[Plotting code records]
■ ■ ■
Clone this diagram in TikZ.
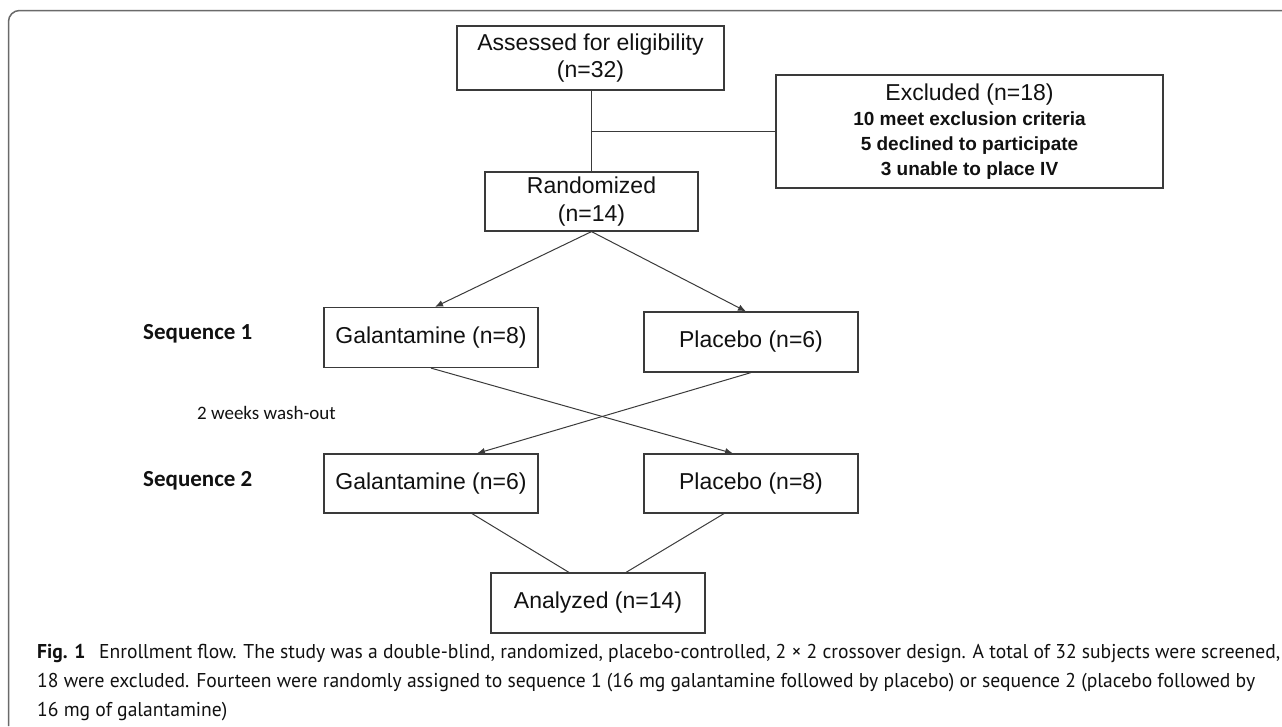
\documentclass[tikz,border=0pt]{standalone}
\usepackage{fontspec}
\setmainfont{Liberation Sans}
\newfontfamily\seqfont{Carlito}
\newfontfamily\capfont{PT Sans}
\usetikzlibrary{arrows.meta,calc}
\definecolor{framec}{HTML}{6A6A6A}
\definecolor{boxc}{HTML}{3A3A3A}
\definecolor{wirec}{HTML}{3A3A3A}
\definecolor{txtc}{HTML}{111111}
\newsavebox\capbox
\newcommand\capstyle{\capfont\fontsize{20}{24}\selectfont}
\newcommand\capfit[2]{\sbox\capbox{\capstyle #2}\pgfmathsetmacro\capsc{#1/\wd\capbox}\xdef\lastcapsc{\capsc}\scalebox{\capsc}[1]{\usebox\capbox}}
\newcommand\capsame[1]{\sbox\capbox{\capstyle #1}\scalebox{\lastcapsc}[1]{\usebox\capbox}}
\begin{document}
\begin{tikzpicture}[x=1pt,y=-1pt,
  box/.style={draw=boxc, line width=1.2pt, inner sep=0pt, align=center, text=txtc,
    font=\fontsize{23}{27.5}\selectfont},
  wire/.style={draw=wirec, line width=1pt},
  arr/.style={wire, -{Latex[length=8pt,width=6.5pt]}},
  seqlabel/.style={anchor=west, inner sep=0pt, text=txtc, font=\seqfont\bfseries\fontsize{23}{27}\selectfont},
  washlabel/.style={anchor=west, inner sep=0pt, text=txtc, font=\seqfont\fontsize{19}{23}\selectfont},
  capline/.style={anchor=base west, inner sep=0pt, text=txtc}
]
\useasboundingbox (0,0) rectangle (1282,726);
% frame
\draw[framec, line width=1.5pt, rounded corners=11pt] (8.5,726) -- (8.5,10.5) -- (1282,10.5);

% boxes
\node[box, minimum width=267pt, minimum height=64pt] (assess) at (590.5,58) {Assessed for eligibility\\(n=32)};
\node[box, minimum width=387pt, minimum height=113pt,
      font=\bfseries\fontsize{19}{25}\selectfont] (excl) at (969.5,131.5)
  {{\mdseries\fontsize{23}{26}\selectfont Excluded (n=18)}\\10 meet exclusion criteria\\5 declined to participate\\3 unable to place IV};
\node[box, minimum width=213pt, minimum height=59pt] (rand) at (591.5,201.5) {Randomized\\(n=14)};
\node[box, minimum width=214pt, minimum height=60pt] (g8) at (431,337.5) {Galantamine (n=8)};
\node[box, minimum width=214pt, minimum height=60pt] (p6) at (751,342) {Placebo (n=6)};
\node[box, minimum width=214pt, minimum height=59pt] (g6) at (431,483.5) {Galantamine (n=6)};
\node[box, minimum width=214pt, minimum height=59pt] (p8) at (751,483.5) {Placebo (n=8)};
\node[box, minimum width=214pt, minimum height=60pt] (anal) at (598,603) {Analyzed (n=14)};

% labels
\node[seqlabel] (seq1) at (143,334) {Sequence 1};
\node[washlabel] (wash) at (197,413) {2 weeks wash-out};
\node[seqlabel] (seq2) at (143,481) {Sequence 2};

% connectors
\draw[wire] (assess.south -| rand.north) -- (rand.north);
\draw[wire] (excl.west) -- (excl.west -| rand.north);
\draw[arr] (rand.south) -- ($(g8.north)+(4,0)$);
\draw[arr] (rand.south) -- ($(p6.north)+(-5,0)$);
\draw[arr] (g8.south) -- ($(p8.north)+(-18,0)$);
\draw[arr] (p6.south) -- ($(g6.north)+(46,0)$);
\draw[wire] ($(g6.south)+(41,0)$) -- ($(anal.north)+(-29,0)$);
\draw[wire] ($(p8.south)+(-27,0)$) -- ($(anal.north)+(28,0)$);

% caption
\node[capline] (cap1) at (37,658) {\capfit{1243}{\textbf{Fig. 1}\hspace{0.7em}Enrollment flow. The study was a double-blind, randomized, placebo-controlled, 2 × 2 crossover design. A total of 32 subjects were screened,}};
\node[capline] (cap2) at (37,687) {\capfit{1218}{18 were excluded. Fourteen were randomly assigned to sequence 1 (16 mg galantamine followed by placebo) or sequence 2 (placebo followed by}};
\node[capline] (cap3) at (37,716) {\capsame{16 mg of galantamine)}};
\end{tikzpicture}
\end{document}
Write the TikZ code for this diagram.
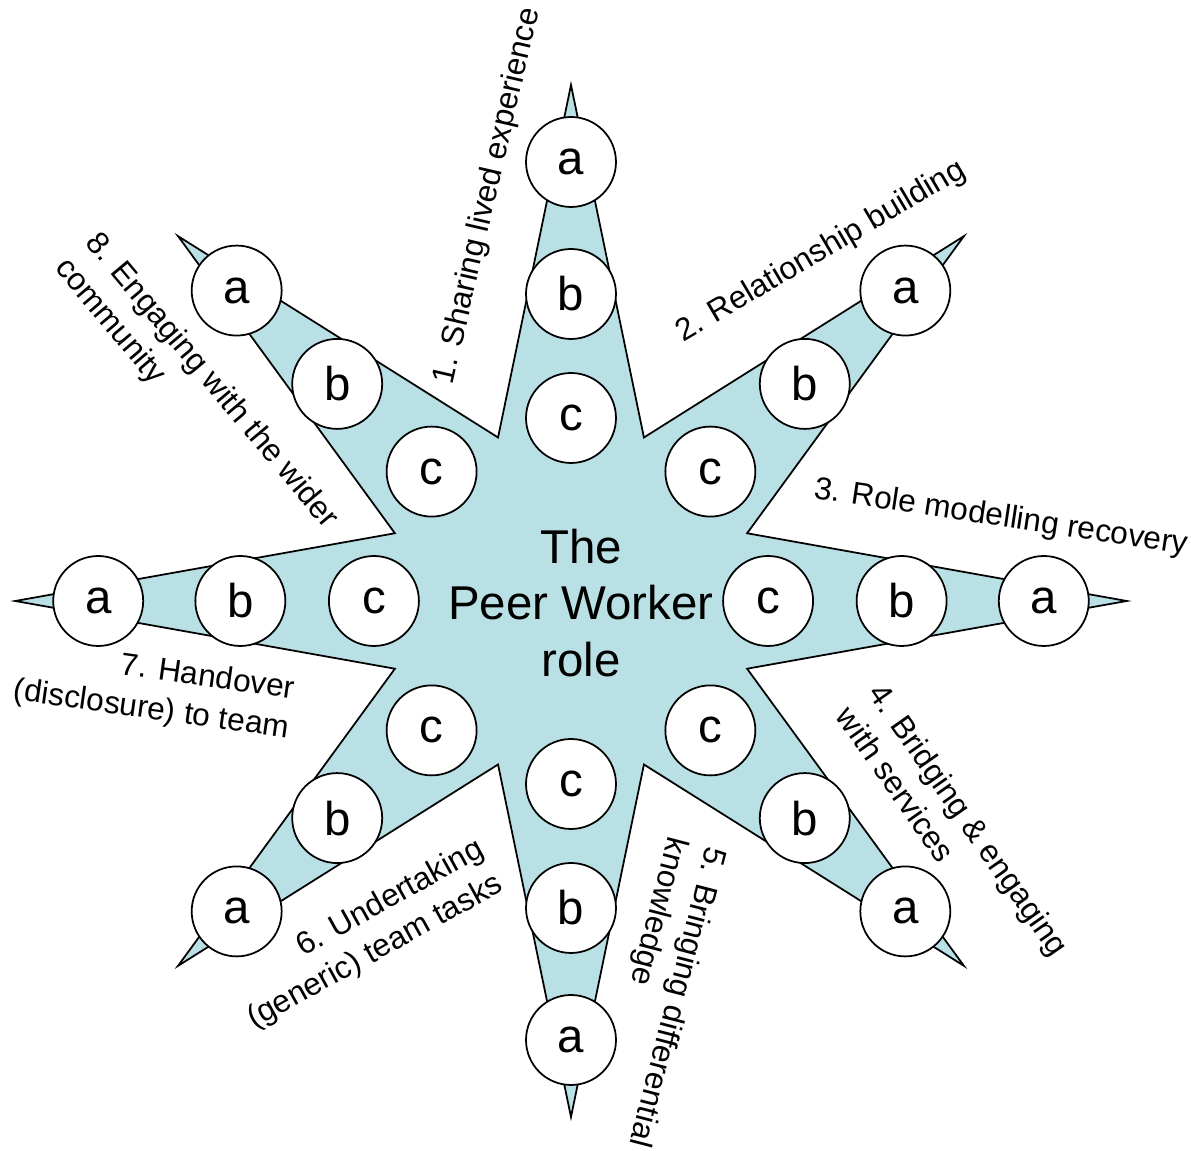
■ ■ ■
[What needs to be done]
Start at the first line of the records and write out everything up to and including the line containing "(8.5,10.5) -- (1282,10.5);". No pictures.

[Written solution]
Clone this diagram in TikZ.
\documentclass[tikz,border=0pt]{standalone}
\usepackage{fontspec}
\setmainfont{Liberation Sans}
\newfontfamily\seqfont{Carlito}
\newfontfamily\capfont{PT Sans}
\usetikzlibrary{arrows.meta,calc}
\definecolor{framec}{HTML}{6A6A6A}
\definecolor{boxc}{HTML}{3A3A3A}
\definecolor{wirec}{HTML}{3A3A3A}
\definecolor{txtc}{HTML}{111111}
\newsavebox\capbox
\newcommand\capstyle{\capfont\fontsize{20}{24}\selectfont}
\newcommand\capfit[2]{\sbox\capbox{\capstyle #2}\pgfmathsetmacro\capsc{#1/\wd\capbox}\xdef\lastcapsc{\capsc}\scalebox{\capsc}[1]{\usebox\capbox}}
\newcommand\capsame[1]{\sbox\capbox{\capstyle #1}\scalebox{\lastcapsc}[1]{\usebox\capbox}}
\begin{document}
\begin{tikzpicture}[x=1pt,y=-1pt,
  box/.style={draw=boxc, line width=1.2pt, inner sep=0pt, align=center, text=txtc,
    font=\fontsize{23}{27.5}\selectfont},
  wire/.style={draw=wirec, line width=1pt},
  arr/.style={wire, -{Latex[length=8pt,width=6.5pt]}},
  seqlabel/.style={anchor=west, inner sep=0pt, text=txtc, font=\seqfont\bfseries\fontsize{23}{27}\selectfont},
  washlabel/.style={anchor=west, inner sep=0pt, text=txtc, font=\seqfont\fontsize{19}{23}\selectfont},
  capline/.style={anchor=base west, inner sep=0pt, text=txtc}
]
\useasboundingbox (0,0) rectangle (1282,726);
% frame
\draw[framec, line width=1.5pt, rounded corners=11pt] (8.5,726) -- (8.5,10.5) -- (1282,10.5);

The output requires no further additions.